Gejala dan akar masalah
Salah satu penyebab maraknya berbagai isu migas ditanah air adalah kegagalan memahami perbedaan antara gejala dan akar permasalahan. Ketika isu cost recovery muncul, banyak yang serta merta menuding bahwa PSC adalah akar masalahnya sehingga harus dicari sistem atau mekanisme baru. Padahal masalah cost recovery ini tidak terjadi di industri migas di negara lain. Seandainya ada masalah mark-up dan semacamnya, yang tentu saja dapat terjadi pada model kontrak migas selain PSC (konsesi dan service contract),  bukankah oknumnya yang harus ditindak?. Kenapa memaksakan penggunaan mekanisme lain yang bisa jadi malah mengakibatkan penurunan penerimaan bagian negara (Government Take)?.

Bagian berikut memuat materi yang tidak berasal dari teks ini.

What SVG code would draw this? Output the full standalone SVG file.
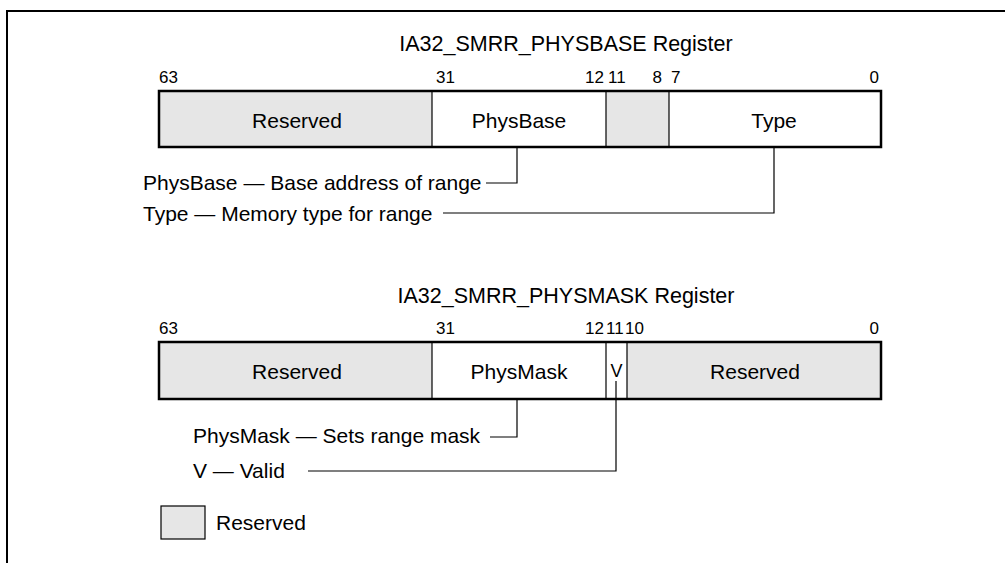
<svg xmlns="http://www.w3.org/2000/svg" width="1007" height="563" viewBox="0 0 1007 563">
<style>
text{font-family:"Liberation Sans",Arial,sans-serif;fill:#000}
.t{font-size:21px}
.ttl{font-size:21.5px;text-anchor:middle}
.n{font-size:17px}
.c{text-anchor:middle}
.e{text-anchor:end}
.box{fill:none;stroke:#000;stroke-width:2.5}
.div{stroke:#000;stroke-width:1.2;fill:none}
.res{fill:#e6e6e6}
.wh{fill:#fff}
.ld{stroke:#000;stroke-width:1.2;fill:none}
</style>
<path d="M7,563 V11 H1005" fill="none" stroke="#000" stroke-width="2"/>
<g id="physbase-register">
<text class="ttl" x="566" y="51">IA32_SMRR_PHYSBASE Register</text>
<text class="n" x="159" y="83">63</text>
<text class="n" x="436" y="83">31</text>
<text class="n e" x="604" y="83">12</text>
<text class="n" x="608" y="83">11</text>
<text class="n e" x="662" y="83">8</text>
<text class="n" x="671" y="83">7</text>
<text class="n e" x="879" y="83">0</text>
<rect class="res" x="159" y="91" width="273" height="56"/>
<rect class="wh" x="432" y="91" width="174" height="56"/>
<rect class="res" x="606" y="91" width="63" height="56"/>
<rect class="wh" x="669" y="91" width="212" height="56"/>
<line class="div" x1="432" y1="91" x2="432" y2="147"/>
<line class="div" x1="606" y1="91" x2="606" y2="147"/>
<line class="div" x1="669" y1="91" x2="669" y2="147"/>
<rect class="box" x="159" y="91" width="722" height="56"/>
<text class="t c" x="297" y="128">Reserved</text>
<text class="t c" x="519" y="128">PhysBase</text>
<text class="t c" x="774" y="128">Type</text>
</g>
<g id="physmask-register">
<text class="ttl" x="566" y="303">IA32_SMRR_PHYSMASK Register</text>
<text class="n" x="159" y="334">63</text>
<text class="n" x="436" y="334">31</text>
<text class="n e" x="604" y="334">12</text>
<text class="n" x="606" y="334">11</text>
<text class="n" x="625" y="334">10</text>
<text class="n e" x="879" y="334">0</text>
<rect class="res" x="159" y="342" width="273" height="57"/>
<rect class="wh" x="432" y="342" width="174" height="57"/>
<rect class="wh" x="606" y="342" width="21" height="57"/>
<rect class="res" x="627" y="342" width="254" height="57"/>
<line class="div" x1="432" y1="342" x2="432" y2="399"/>
<line class="div" x1="606" y1="342" x2="606" y2="399"/>
<line class="div" x1="627" y1="342" x2="627" y2="399"/>
<rect class="box" x="159" y="342" width="722" height="57"/>
<text class="t c" x="297" y="379">Reserved</text>
<text class="t c" x="519" y="379">PhysMask</text>
<text class="c" x="616.5" y="377" font-size="18">V</text>
<text class="t c" x="755" y="379">Reserved</text>
</g>
<g id="descriptions">
<text class="t" x="143" y="190">PhysBase — Base address of range</text>
<text class="t" x="143" y="221">Type — Memory type for range</text>
<text class="t" x="193" y="443">PhysMask — Sets range mask</text>
<text class="t" x="193" y="478">V — Valid</text>
</g>
<g id="connectors">
<path class="ld" d="M486,183 H517 V147"/>
<path class="ld" d="M443,213 H774 V147"/>
<path class="ld" d="M490,437 H517 V399"/>
<path class="ld" d="M308,471 H616 V381"/>
</g>
<g id="legend">
<rect x="161" y="506" width="44" height="33" fill="#e6e6e6" stroke="#000" stroke-width="1.2"/>
<text class="t" x="216" y="530">Reserved</text>
</g>
</svg>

Dalam satu kesempatan workshop dalam rangka pertukaran informasi dan pengalaman dengan negara produsen migas terkait pelaksanaan kontrak migas di masing masing negara. Penulis sempat mengangkat ramainya isu cost recovery di tanah air. Para pakar ekonomi migas dari negara lain tersebut cukup heran, mereka mengatakan: ´´kami tidak ada masalah dengan cost recovery, kalau ada indikasi penggelembungan biaya dan terbukti, tentu kami kirim ke penjara´´. Sementara di tanah air, permasalahan ini dijawab dengan mencari cari model kontrak migas lain. Siapa yang menjamin tidak akan terjadi masalah yang sama?. Rupanya kita lebih memilih membakar lumbungnya ketimbang membunuh oknum tikusnya.

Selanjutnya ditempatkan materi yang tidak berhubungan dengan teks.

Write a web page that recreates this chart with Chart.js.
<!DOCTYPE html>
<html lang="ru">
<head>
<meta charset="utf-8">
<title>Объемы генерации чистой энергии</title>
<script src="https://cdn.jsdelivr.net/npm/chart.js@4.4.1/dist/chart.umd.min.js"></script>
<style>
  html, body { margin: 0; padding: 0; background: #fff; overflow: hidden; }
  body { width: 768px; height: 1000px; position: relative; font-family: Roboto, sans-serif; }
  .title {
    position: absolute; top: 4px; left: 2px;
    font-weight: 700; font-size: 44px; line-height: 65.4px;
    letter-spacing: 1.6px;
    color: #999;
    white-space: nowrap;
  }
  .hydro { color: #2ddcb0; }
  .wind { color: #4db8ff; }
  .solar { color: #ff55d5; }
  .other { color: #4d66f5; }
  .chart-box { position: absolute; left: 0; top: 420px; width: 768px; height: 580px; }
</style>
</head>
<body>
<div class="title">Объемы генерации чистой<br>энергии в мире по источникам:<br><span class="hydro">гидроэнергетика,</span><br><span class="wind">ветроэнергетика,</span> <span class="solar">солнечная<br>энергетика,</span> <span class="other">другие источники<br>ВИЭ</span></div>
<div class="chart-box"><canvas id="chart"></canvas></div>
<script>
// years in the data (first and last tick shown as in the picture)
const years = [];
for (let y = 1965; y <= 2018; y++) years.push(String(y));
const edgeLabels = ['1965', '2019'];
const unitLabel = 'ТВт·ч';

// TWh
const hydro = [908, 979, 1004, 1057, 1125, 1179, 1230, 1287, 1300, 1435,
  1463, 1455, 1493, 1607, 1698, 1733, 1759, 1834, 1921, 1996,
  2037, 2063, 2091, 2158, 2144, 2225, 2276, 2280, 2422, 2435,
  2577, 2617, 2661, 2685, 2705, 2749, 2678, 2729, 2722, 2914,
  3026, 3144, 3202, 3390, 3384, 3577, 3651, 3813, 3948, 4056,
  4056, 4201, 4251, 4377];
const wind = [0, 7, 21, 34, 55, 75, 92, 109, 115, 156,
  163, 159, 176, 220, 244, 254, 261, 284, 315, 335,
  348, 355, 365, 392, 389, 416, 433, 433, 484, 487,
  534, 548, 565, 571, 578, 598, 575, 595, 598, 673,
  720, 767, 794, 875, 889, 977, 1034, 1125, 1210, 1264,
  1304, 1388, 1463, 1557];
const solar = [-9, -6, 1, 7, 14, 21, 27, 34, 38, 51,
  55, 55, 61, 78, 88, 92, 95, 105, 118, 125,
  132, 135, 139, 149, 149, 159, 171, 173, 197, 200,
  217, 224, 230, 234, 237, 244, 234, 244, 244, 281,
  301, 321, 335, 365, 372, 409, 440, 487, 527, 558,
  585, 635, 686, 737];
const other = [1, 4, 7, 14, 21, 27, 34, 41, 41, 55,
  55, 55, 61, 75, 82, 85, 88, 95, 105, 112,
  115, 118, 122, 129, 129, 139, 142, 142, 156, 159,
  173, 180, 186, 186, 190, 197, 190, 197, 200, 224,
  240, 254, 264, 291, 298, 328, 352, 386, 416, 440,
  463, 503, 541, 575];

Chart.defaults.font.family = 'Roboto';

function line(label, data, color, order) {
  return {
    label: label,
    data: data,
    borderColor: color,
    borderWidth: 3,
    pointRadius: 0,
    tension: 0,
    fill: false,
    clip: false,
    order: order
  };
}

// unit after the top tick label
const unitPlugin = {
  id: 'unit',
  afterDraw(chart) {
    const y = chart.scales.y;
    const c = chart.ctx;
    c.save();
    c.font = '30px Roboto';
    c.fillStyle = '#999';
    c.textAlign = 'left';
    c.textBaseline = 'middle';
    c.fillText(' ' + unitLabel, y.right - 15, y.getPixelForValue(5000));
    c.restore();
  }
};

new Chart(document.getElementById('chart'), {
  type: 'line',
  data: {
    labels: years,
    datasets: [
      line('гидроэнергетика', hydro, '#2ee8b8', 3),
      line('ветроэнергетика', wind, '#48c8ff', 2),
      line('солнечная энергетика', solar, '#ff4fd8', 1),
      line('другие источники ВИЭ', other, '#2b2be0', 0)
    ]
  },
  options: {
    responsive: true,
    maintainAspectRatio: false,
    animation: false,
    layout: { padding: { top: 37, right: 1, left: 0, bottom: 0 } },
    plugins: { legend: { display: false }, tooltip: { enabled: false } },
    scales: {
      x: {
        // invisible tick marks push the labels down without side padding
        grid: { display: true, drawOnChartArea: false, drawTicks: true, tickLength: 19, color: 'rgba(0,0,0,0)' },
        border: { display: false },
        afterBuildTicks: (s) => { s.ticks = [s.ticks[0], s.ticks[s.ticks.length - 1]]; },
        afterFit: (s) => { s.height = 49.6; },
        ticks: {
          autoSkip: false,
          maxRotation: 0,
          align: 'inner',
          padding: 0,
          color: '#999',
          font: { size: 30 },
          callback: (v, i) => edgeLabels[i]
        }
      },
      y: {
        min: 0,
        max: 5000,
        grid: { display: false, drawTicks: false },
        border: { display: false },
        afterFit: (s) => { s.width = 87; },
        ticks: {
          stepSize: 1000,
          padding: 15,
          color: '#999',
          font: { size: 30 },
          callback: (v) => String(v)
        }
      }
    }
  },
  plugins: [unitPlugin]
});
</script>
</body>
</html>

Kisruh migas nasional ini sebenarnya dapat dicegah seandainya keberpihakan pemerintah terhadap NOC (dalam hal ini Pertamina) terus di prioritaskan dalam rangka meningkatkan bagian produksi Pertamina terhadap produksi nasional. Ada beberapa keuntungan apabila Pertamina mempunyai partisipasi signifkan dalam suatu blok migas, antara lain: adanya jaminan pasokan energi untuk keperluan domestik dan isu cost recovery akan dapat diminimalkan. Disamping itu, meningkatnya produksi dan cadangan Pertamina akan berpengaruh terhadap posisi tawar menawar mereka di kancah bisnis hulu migas internasional. Adapun tantangan opsi ini yang paling utama adalah masalah keperluan pendanaan yang tentunya tidak sedikit.

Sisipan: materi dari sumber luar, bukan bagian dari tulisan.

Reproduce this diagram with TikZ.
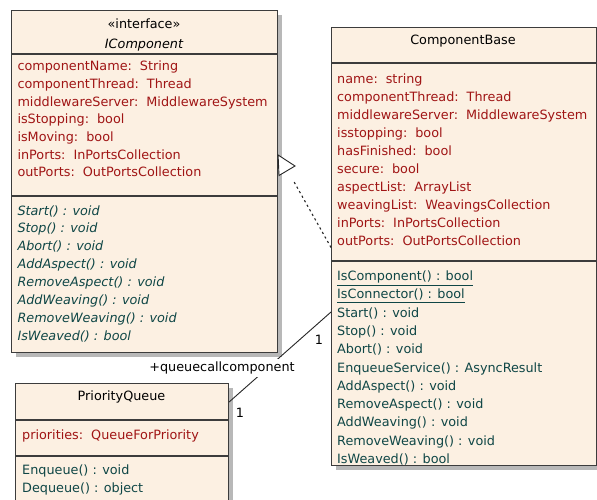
\documentclass[tikz,border=0pt]{standalone}
\usepackage{fontspec}
\setmainfont{DejaVu Sans}
\usetikzlibrary{shadows}
\definecolor{boxfill}{HTML}{FCF0E2}
\definecolor{boxline}{HTML}{3C3C3C}
\definecolor{attrred}{HTML}{A01515}
\definecolor{methteal}{HTML}{0F4646}
\newcommand\gp{\hspace{8pt}}
\newcommand\fs{\fontsize{12.8}{14}\selectfont}
\begin{document}
\begin{tikzpicture}[x=1pt,y=-1pt,
 umlbox/.style={draw=boxline, line width=1.1pt, fill=boxfill, inner sep=0pt, anchor=north west,
   drop shadow={shadow xshift=4pt, shadow yshift=-4pt, fill=black!28, opacity=1}},
 txt/.style={anchor=base west, inner sep=0pt, font=\fs},
 attr/.style={txt, text=attrred},
 meth/.style={txt, text=methteal},
 imeth/.style={meth, font=\fs\itshape},
 ttl/.style={anchor=base, inner sep=0pt, font=\fs, text=black},
 sep/.style={draw=boxline, line width=1.1pt},
 conn/.style={draw=black!85, line width=0.9pt},
 lbl/.style={inner sep=1pt, font=\fs, text=black},
]
\useasboundingbox (0,0) rectangle (597,500);
\clip (0,0) rectangle (597,500);
\fill[white] (0,0) rectangle (597,500);

% ---------------- IComponent ----------------
\node[umlbox, minimum width=266pt, minimum height=342pt] (ic) at (11,10) {};
\draw[sep] (ic.west |- 0,54) -- (ic.east |- 0,54);
\draw[sep] (ic.west |- 0,196) -- (ic.east |- 0,196);
\node[ttl] (icst) at (144,28.5) {«interface»};
\node[ttl, font=\fs\itshape] (icnm) at (144,48.3) {IComponent};
\foreach \t [count=\i from 0] in {componentName:\gp String, componentThread:\gp Thread,
  middlewareServer:\gp MiddlewareSystem, isStopping:\gp bool, isMoving:\gp bool,
  inPorts:\gp InPortsCollection, outPorts:\gp OutPortsCollection}
  \node[attr] (ica\i) at (17.3,{70.7+17.67*\i}) {\t};
\foreach \t [count=\i from 0] in {Start() : void, Stop() : void, Abort() : void,
  AddAspect() : void, RemoveAspect() : void, AddWeaving() : void,
  RemoveWeaving() : void, IsWeaved() : bool}
  \node[imeth] (icm\i) at (17.3,{215+17.86*\i}) {\t};

% ---------------- ComponentBase ----------------
\node[umlbox, minimum width=264.5pt, minimum height=438pt] (cb) at (331,27) {};
\draw[sep] (cb.west |- 0,63) -- (cb.east |- 0,63);
\draw[sep] (cb.west |- 0,261) -- (cb.east |- 0,261);
\node[ttl] (cbnm) at (463,45) {ComponentBase};
\foreach \t [count=\i from 0] in {name:\gp string, componentThread:\gp Thread,
  middlewareServer:\gp MiddlewareSystem, isstopping:\gp bool, hasFinished:\gp bool,
  secure:\gp bool, aspectList:\gp ArrayList, weavingList:\gp WeavingsCollection,
  inPorts:\gp InPortsCollection, outPorts:\gp OutPortsCollection}
  \node[attr] (cba\i) at (337,{83.5+18*\i}) {\t};
\node[meth] (cbm0) at (337,280.7) {\underline{IsComponent() : bool}};
\node[meth] (cbm1) at (337,298.96) {\underline{IsConnector() : bool}};
\foreach \t [count=\i from 2] in {Start() : void, Stop() : void, Abort() : void,
  EnqueueService() : AsyncResult, AddAspect() : void, RemoveAspect() : void,
  AddWeaving() : void, RemoveWeaving() : void, IsWeaved() : bool}
  \node[meth] (cbm\i) at (337,{280.7+18.26*\i}) {\t};

% ---------------- PriorityQueue ----------------
\node[umlbox, minimum width=213pt, minimum height=140pt] (pq) at (15,383) {};
\draw[sep] (pq.west |- 0,420) -- (pq.east |- 0,420);
\draw[sep] (pq.west |- 0,456) -- (pq.east |- 0,456);
\node[ttl] (pqnm) at (121.5,400.7) {PriorityQueue};
\node[attr] (pqa0) at (22,439) {priorities:\gp QueueForPriority};
\node[meth] (pqm0) at (22,474.5) {Enqueue() : void};
\node[meth] (pqm1) at (22,492.7) {Dequeue() : object};

% ---------------- Realization ----------------
\coordinate (rs) at (cb.west |- 0,247.5);
\coordinate (re) at (293,180);
\draw[conn, line width=1.1pt, dash pattern=on 2.2pt off 3pt] (rs) -- (re);
\coordinate (t1) at (ic.east |- 0,155);
\coordinate (t2) at (295,166);
\coordinate (t3) at (279,175.5);
\draw[conn, fill=white] (t1) -- (t2) -- (t3) -- cycle;

% ---------------- Association ----------------
\coordinate (as) at (cb.west |- 0,312);
\coordinate (ae) at (pq.east |- 0,402);
\draw[conn] (as) -- (ae);
\node[lbl, fill=white, minimum height=18pt] (qcc) at (222,368) {+queuecallcomponent};
\node[lbl] (m1) at (319,340) {1};
\node[lbl] (m2) at (240,413) {1};
\end{tikzpicture}
\end{document}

Selama ini kisruh cost recovery antara pihak pemerintah dan perusahaan migas internasional lebih disebabkan oleh adanya informasi yang tidak berimbang (asymetric information) antara “orang dalam” (perusahaan migas internasional) dan pemerintah sebagai “orang luar”. Dengan terlibatnya NOC pada suatu blok sebagai mitra perusahaan asing, maka isu cost recovery otomatis akan berkurang karena Pertamina sebagai kepanjangan tangan Pemerintah seyogyanya ikut mengawasi penggunaan biaya dari dalam (internal) sehingga diharapkan tidak ada lagi masalah “informasi yang tidak berimbang” tersebut. Mungkin hal ini pulalah yang menyebabkan kenapa isu cost recovery hampir tidak terdengar di negara produsen minyak lain di mancanegara yang juga menggunakan mekanisme PSC.

Semoga kisruh hulu migas nasional ini menjadi pembelajaran bersama dan sebagai bahan intropeksi bagi semua pihak dalam rangka menuju pengelolaan industri hulu migas yang lebih baik pada masa yang akan datang.